# Cider books for a beginner



## Straya (11/8/15)

Hey guys I'd like to purchase a book on brewing cider, would anyone have any good ones you'd recommend? Just a beginners one that explains the process etc. 

Thanks guys


----------



## manticle (11/8/15)

Annie Proulx books are great.

http://m.bookdepository.com/book/9781580175203?redirected=true&selectCurrency=AUD&w=AF45AU969FPJSPA8ZRHL&gclid=Cj0KEQjwuqauBRDhnfvnxMvKy6UBEiQAmTLQuy1MsefZsjwXz_xgwNEHPqeqZnZpUR6pYKnFdOx4_wIaAugr8P8HAQ

AND

http://m.bookdepository.com/Making-Best-Apple-Cider-Annie-Proulx/9780882662220


----------



## manticle (11/8/15)

Also:

http://www.ciderworkshop.com/howtomake.html

AND

http://www.cider.org.uk

Not books obviously but handy web references.


----------



## Airgead (12/8/15)

Drew beechum's hard cider book is pretty good.
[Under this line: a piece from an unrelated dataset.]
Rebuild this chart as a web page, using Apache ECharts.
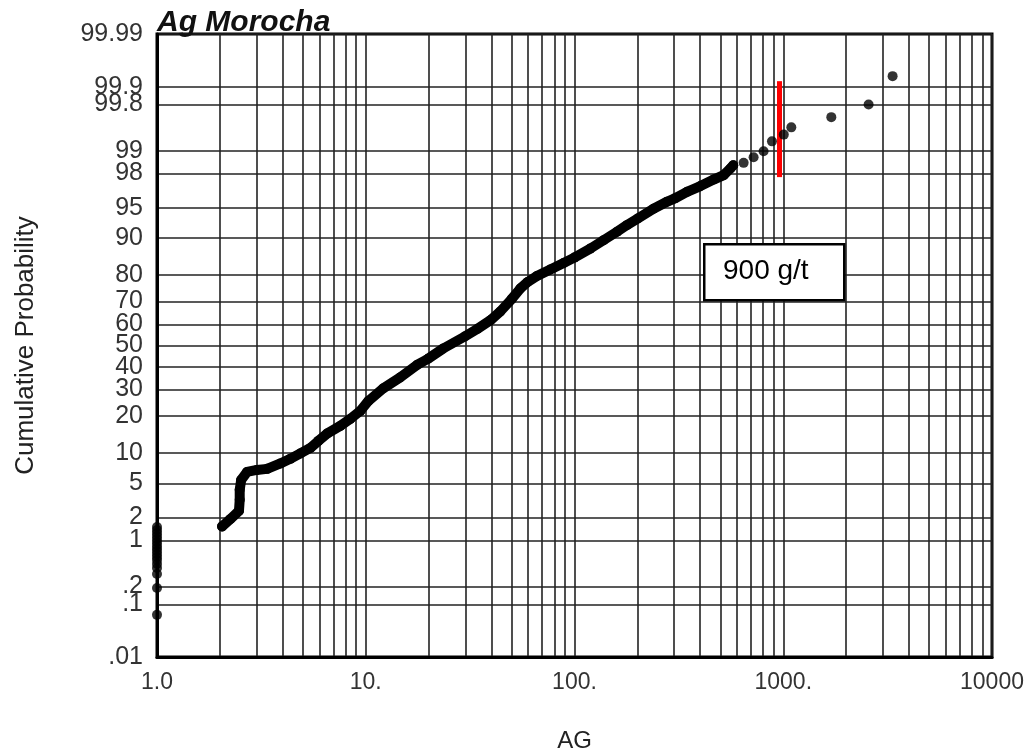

Very us centric but pretty good nonetheless.

Cheers
Dave


----------



## Straya (12/8/15)

I just bought these ones hopefully they should get me started. Thanks for the suggestions guys I really appreciate it


----------



## Airgead (12/8/15)

Those first two might get you into trouble...


----------



## Straya (12/8/15)

Lol na, just reading things that are interesting


----------